Copy exactly, and only, the lines starting at the line with "What Apache ECharts" and ending at the line with "const lineSeries = (d)". Leave every picture out of the copy.

(Entries with chart source code)
---

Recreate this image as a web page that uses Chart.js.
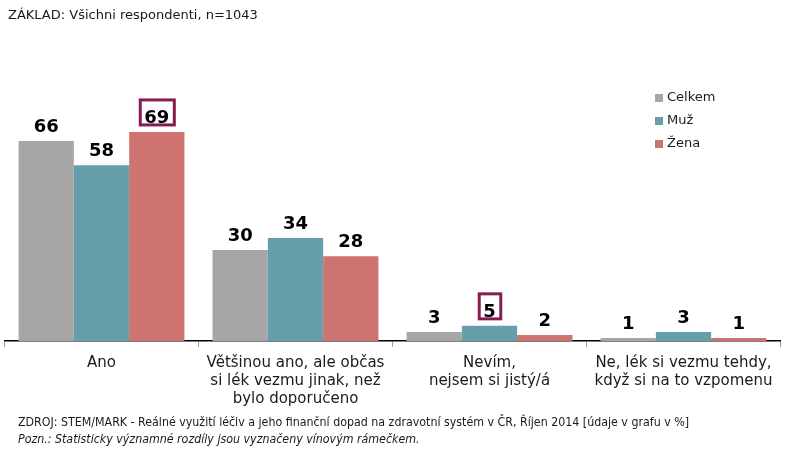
<!DOCTYPE html>
<html><head><meta charset="utf-8">
<script src="https://cdn.jsdelivr.net/npm/chart.js@4/dist/chart.umd.min.js"></script>
<style>
html,body{margin:0;padding:0;background:#fff;}
#wrap{position:relative;width:804px;height:457px;overflow:hidden;}
#c{position:absolute;left:0;top:0;}
.t{position:absolute;white-space:nowrap;color:#1a1a1a;}
#title{left:8px;top:7px;font:13px "DejaVu Sans",Verdana,sans-serif;}
#src{left:18px;top:415px;font:12.3px "DejaVu Sans Condensed","DejaVu Sans",sans-serif;}
#note{left:18px;top:432px;font:italic 12.3px "DejaVu Sans Condensed","DejaVu Sans",sans-serif;}
</style></head>
<body><div id="wrap">
<canvas id="c" width="804" height="457"></canvas>
<div class="t" id="title">ZÁKLAD: Všichni respondenti, n=1043</div>
<div class="t" id="src">ZDROJ: STEM/MARK - Reálné využití léčiv a jeho finanční dopad na zdravotní systém v ČR, Říjen 2014 [údaje v grafu v %]</div>
<div class="t" id="note">Pozn.: Statisticky významné rozdíly jsou vyznačeny vínovým rámečkem.</div>
</div>
<script>
const categories = [
  ["Ano"],
  ["Většinou ano, ale občas","si lék vezmu jinak, než","bylo doporučeno"],
  ["Nevím,","nejsem si jistý/á"],
  ["Ne, lék si vezmu tehdy,","když si na to vzpomenu"]
];
const seriesNames = ["Celkem","Muž","Žena"];
const celkem = [66,30,3,1];
const muz = [58,34,5,3];
const zena = [69,28,2,1];
const celkemSig = [false,false,false,false];
const muzSig = [false,false,true,false];
const zenaSig = [true,false,false,false];

const colors = ["#a6a6a6","#679eab","#cf7370"];
const boxColor = "#861d4f";

const labelPlugin = {
  id:'labels',
  afterDatasetsDraw(chart){
    const ctx = chart.ctx;
    ctx.save();
    ctx.font = 'bold 18px "DejaVu Sans", Verdana, sans-serif';
    ctx.fillStyle = '#000';
    ctx.textAlign = 'center';
    ctx.textBaseline = 'alphabetic';
    chart.data.datasets.forEach((ds,di)=>{
      const meta = chart.getDatasetMeta(di);
      meta.data.forEach((bar,i)=>{
        const txt = String(ds.data[i]);
        const base = bar.y - 9;
        ctx.fillText(txt, bar.x, base);
        if (ds.sig[i]) {
          const w = ctx.measureText(txt).width;
          const cap = 13;
          ctx.strokeStyle = boxColor;
          ctx.lineWidth = 3;
          const l = bar.x - w/2 - 4, r = bar.x + w/2 + 5;
          const t = base - cap - 10, b = base + 2;
          ctx.strokeRect(l, t, r-l, b-t);
        }
      });
    });
    ctx.restore();
  }
};

const legendPlugin = {
  id:'customLegend',
  afterDraw(chart){
    const ctx = chart.ctx;
    ctx.save();
    ctx.font = '13px "DejaVu Sans", Verdana, sans-serif';
    ctx.textBaseline = 'middle';
    chart.data.datasets.forEach((ds,i)=>{
      const y = 98 + i*23;
      ctx.fillStyle = ds.backgroundColor;
      ctx.fillRect(655, y-4, 8, 8);
      ctx.fillStyle = '#1a1a1a';
      ctx.fillText(ds.label, 667, y);
    });
    ctx.restore();
  }
};

new Chart(document.getElementById('c'), {
  type:'bar',
  data:{
    labels: categories,
    datasets:[
      {label:seriesNames[0], data:celkem, sig:celkemSig, backgroundColor:colors[0]},
      {label:seriesNames[1], data:muz, sig:muzSig, backgroundColor:colors[1]},
      {label:seriesNames[2], data:zena, sig:zenaSig, backgroundColor:colors[2]}
    ]
  },
  options:{
    responsive:false,
    animation:false,
    devicePixelRatio:1,
    layout:{padding:{left:4.5,right:23.5,top:38,bottom:0}},
    datasets:{bar:{categoryPercentage:0.855, barPercentage:1}},
    plugins:{legend:{display:false}, tooltip:{enabled:false}},
    scales:{
      x:{
        grid:{offset:true, drawOnChartArea:false, tickLength:6, color:'#999'},
        border:{color:'#000', width:1.5},
        ticks:{padding:7, color:'#1a1a1a', font:{family:'"DejaVu Sans", Verdana, sans-serif', size:15, lineHeight:1.2}, maxRotation:0, autoSkip:false},
        afterFit(s){ s.height = 116; }
      },
      y:{display:false, min:0, max:100}
    }
  },
  plugins:[labelPlugin, legendPlugin]
});
</script>
</body></html>
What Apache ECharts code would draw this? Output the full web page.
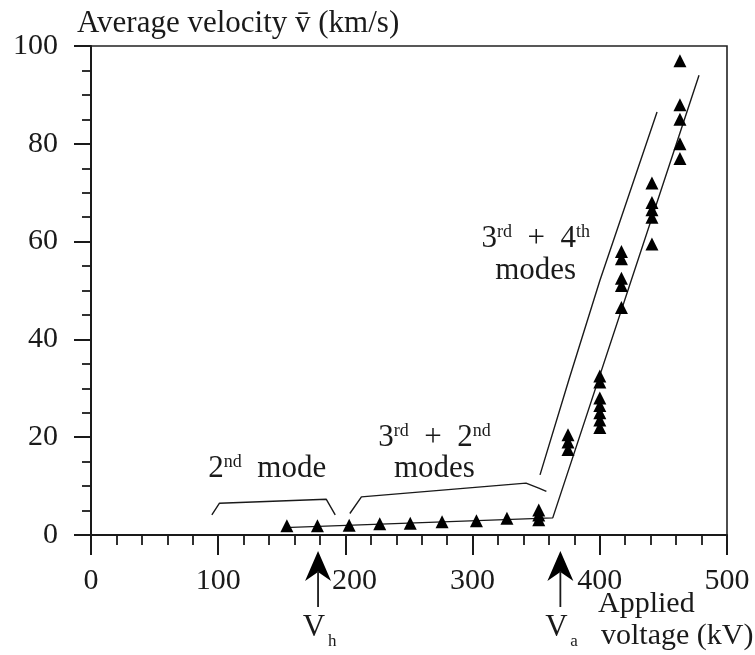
<!DOCTYPE html>
<html><head><meta charset="utf-8">
<script src="https://cdn.jsdelivr.net/npm/echarts@6/dist/echarts.min.js"></script>
<style>html,body{margin:0;padding:0;background:#fff}#c{width:755px;height:655px}</style>
</head><body><div id="c"></div>
<script>
// ---- data ----
const xTickValues = [0, 100, 200, 300, 400, 500];
const yTickValues = [0, 20, 40, 60, 80, 100];
const lowVoltage  = [154, 178, 203, 227, 251, 276, 303, 327, 352, 352, 352];
const lowVelocity = [1.9, 1.9, 2.0, 2.3, 2.4, 2.7, 2.9, 3.4, 3.1, 4.1, 5.1];
const highVoltage  = [375, 375, 375, 400, 400, 400, 400, 400, 400, 400, 417, 417, 417, 417, 417, 441, 441, 441, 441, 441, 463, 463, 463, 463, 463];
const highVelocity = [17.5, 19, 20.5, 22, 23.5, 25, 26.5, 28, 31.3, 32.5, 46.5, 51, 52.5, 56.5, 58, 59.5, 65, 66.5, 68, 72, 77, 80, 85, 88, 97];
const lowerFitX = [152, 363, 478];
const lowerFitY = [1.5, 3.5, 94];
const upperFitX = [353, 376, 400, 445];
const upperFitY = [12.3, 32, 52, 86.5];
const bracket2X = [95, 101, 185, 192];
const bracket2Y = [4.1, 6.5, 7.3, 4.1];
const bracket32X = [203.5, 212.6, 342, 352, 358];
const bracket32Y = [4.4, 7.8, 10.6, 9.6, 8.9];
const arrowVoltages = [178.5, 369];
const arrowSubs = ['h', 'a'];
const labelSecondMode = { x: 138.6, y: 13.6 };
const label32 = { x: 270, y: 19.9, y2: 13.6 };
const label34 = { x: 349.6, y: 60.5, y2: 54.1 };

const zip = (a, b) => a.map((v, i) => [v, b[i]]);
const FONT = '"Liberation Serif", "DejaVu Serif", serif';
const INK = '#1a1a1a';

const chart = echarts.init(document.getElementById('c'), null, { renderer: 'canvas' });
const lineStyle = { color: '#1a1a1a', width: 1.4 };
const lineSeries = (d) => ({ type: 'line', data: d, showSymbol: false, symbol: 'none', lineStyle, z: 2, silent: true, animation: false });

chart.setOption({
  animation: false,
  backgroundColor: '#fff',
  grid: { left: 91, right: 28, top: 46, bottom: 120, show: true, borderColor: '#222', borderWidth: 1.6, backgroundColor: 'transparent' },
  xAxis: {
    type: 'value', min: 0, max: 500, interval: 100,
    axisLine: { show: true, lineStyle: { color: INK, width: 2 } },
    axisTick: { show: true, length: 20, lineStyle: { color: INK, width: 2 } },
    minorTick: { show: true, splitNumber: 5, length: 10, lineStyle: { color: INK, width: 1.8 } },
    splitLine: { show: false },
    axisLabel: {
      margin: 31, color: INK, fontFamily: FONT, fontSize: 30,
      formatter: v => v === 200 ? '{r|' + v + '}' : String(v),
      rich: { r: { padding: [0, 0, 0, 18], fontSize: 30, fontFamily: FONT, color: INK } }
    }
  },
  yAxis: {
    type: 'value', min: 0, max: 100, interval: 20,
    axisLine: { show: true, lineStyle: { color: INK, width: 2 } },
    axisTick: { show: true, length: 17, lineStyle: { color: INK, width: 2 } },
    minorTick: { show: true, splitNumber: 4, length: 9, lineStyle: { color: INK, width: 1.8 } },
    splitLine: { show: false },
    axisLabel: { margin: 33, color: INK, fontFamily: FONT, fontSize: 30 }
  },
  series: [
    lineSeries(zip(lowerFitX, lowerFitY)),
    lineSeries(zip(upperFitX, upperFitY)),
    lineSeries(zip(bracket2X, bracket2Y)),
    lineSeries(zip(bracket32X, bracket32Y)),
    { type: 'scatter', data: zip(lowVoltage, lowVelocity), symbol: 'triangle', symbolSize: [13, 13], itemStyle: { color: '#000', opacity: 1 }, z: 3 },
    { type: 'scatter', data: zip(highVoltage, highVelocity), symbol: 'triangle', symbolSize: [13, 13], itemStyle: { color: '#000', opacity: 1 }, z: 3 }
  ]
});

const px = (x, y) => chart.convertToPixel({ gridIndex: 0 }, [x, y]);
const sup = { fontSize: 18, fontFamily: FONT, fill: INK, verticalAlign: 'top' };
const txt = (x, y, text, opts) => Object.assign({
  type: 'text', x, y, silent: true,
  style: Object.assign({ text, fontFamily: FONT, fontSize: 31, fill: INK, align: 'center', verticalAlign: 'middle', rich: { s: sup } }, opts || {})
});

const g = [];
// title & axis name
g.push(txt(77, 23.5, 'Average velocity v\u0304 (km/s)', { align: 'left' }));
g.push(txt(598, 604, 'Applied', { align: 'left', fontSize: 30 }));
g.push(txt(601, 636, 'voltage (kV)', { align: 'left', fontSize: 30 }));
// mode annotations
let p = px(labelSecondMode.x, labelSecondMode.y);
g.push(txt(p[0], p[1], '2{s|nd}  mode'));
p = px(label32.x, label32.y);
g.push(txt(p[0], p[1], '3{s|rd}  +  2{s|nd}'));
p = px(label32.x, label32.y2);
g.push(txt(p[0], p[1], 'modes'));
p = px(label34.x, label34.y);
g.push(txt(p[0], p[1], '3{s|rd}  +  4{s|th}'));
p = px(label34.x, label34.y2);
g.push(txt(p[0], p[1], 'modes'));
// V arrows
arrowVoltages.forEach((v, i) => {
  const q = px(v, 0);
  const ax = q[0], ay = q[1];
  g.push({ type: 'polygon', silent: true, shape: { points: [[ax, ay + 16], [ax - 13, ay + 46], [ax, ay + 37], [ax + 13, ay + 46]] }, style: { fill: '#000' } });
  g.push({ type: 'line', silent: true, shape: { x1: ax, y1: ay + 36, x2: ax, y2: ay + 72 }, style: { stroke: '#1a1a1a', lineWidth: 1.8 } });
  g.push(txt(ax - 4, ay + 93, 'V', { fontSize: 31 }));
  g.push(txt(ax + 10, ay + 107, arrowSubs[i], { fontSize: 17, align: 'left' }));
});
chart.setOption({ graphic: { elements: g } });
</script>
</body></html>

---

▸ Task solution:
What Apache ECharts code would draw this? Output the full web page.
<!DOCTYPE html>
<html><head><meta charset="utf-8">
<script src="https://cdn.jsdelivr.net/npm/echarts@6/dist/echarts.min.js"></script>
<style>html,body{margin:0;padding:0;background:#fff}#c{width:755px;height:655px}</style>
</head><body><div id="c"></div>
<script>
// ---- data ----
const xTickValues = [0, 100, 200, 300, 400, 500];
const yTickValues = [0, 20, 40, 60, 80, 100];
const lowVoltage  = [154, 178, 203, 227, 251, 276, 303, 327, 352, 352, 352];
const lowVelocity = [1.9, 1.9, 2.0, 2.3, 2.4, 2.7, 2.9, 3.4, 3.1, 4.1, 5.1];
const highVoltage  = [375, 375, 375, 400, 400, 400, 400, 400, 400, 400, 417, 417, 417, 417, 417, 441, 441, 441, 441, 441, 463, 463, 463, 463, 463];
const highVelocity = [17.5, 19, 20.5, 22, 23.5, 25, 26.5, 28, 31.3, 32.5, 46.5, 51, 52.5, 56.5, 58, 59.5, 65, 66.5, 68, 72, 77, 80, 85, 88, 97];
const lowerFitX = [152, 363, 478];
const lowerFitY = [1.5, 3.5, 94];
const upperFitX = [353, 376, 400, 445];
const upperFitY = [12.3, 32, 52, 86.5];
const bracket2X = [95, 101, 185, 192];
const bracket2Y = [4.1, 6.5, 7.3, 4.1];
const bracket32X = [203.5, 212.6, 342, 352, 358];
const bracket32Y = [4.4, 7.8, 10.6, 9.6, 8.9];
const arrowVoltages = [178.5, 369];
const arrowSubs = ['h', 'a'];
const labelSecondMode = { x: 138.6, y: 13.6 };
const label32 = { x: 270, y: 19.9, y2: 13.6 };
const label34 = { x: 349.6, y: 60.5, y2: 54.1 };

const zip = (a, b) => a.map((v, i) => [v, b[i]]);
const FONT = '"Liberation Serif", "DejaVu Serif", serif';
const INK = '#1a1a1a';

const chart = echarts.init(document.getElementById('c'), null, { renderer: 'canvas' });
const lineStyle = { color: '#1a1a1a', width: 1.4 };
const lineSeries = (d) => ({ type: 'line', data: d, showSymbol: false, symbol: 'none', lineStyle, z: 2, silent: true, animation: false });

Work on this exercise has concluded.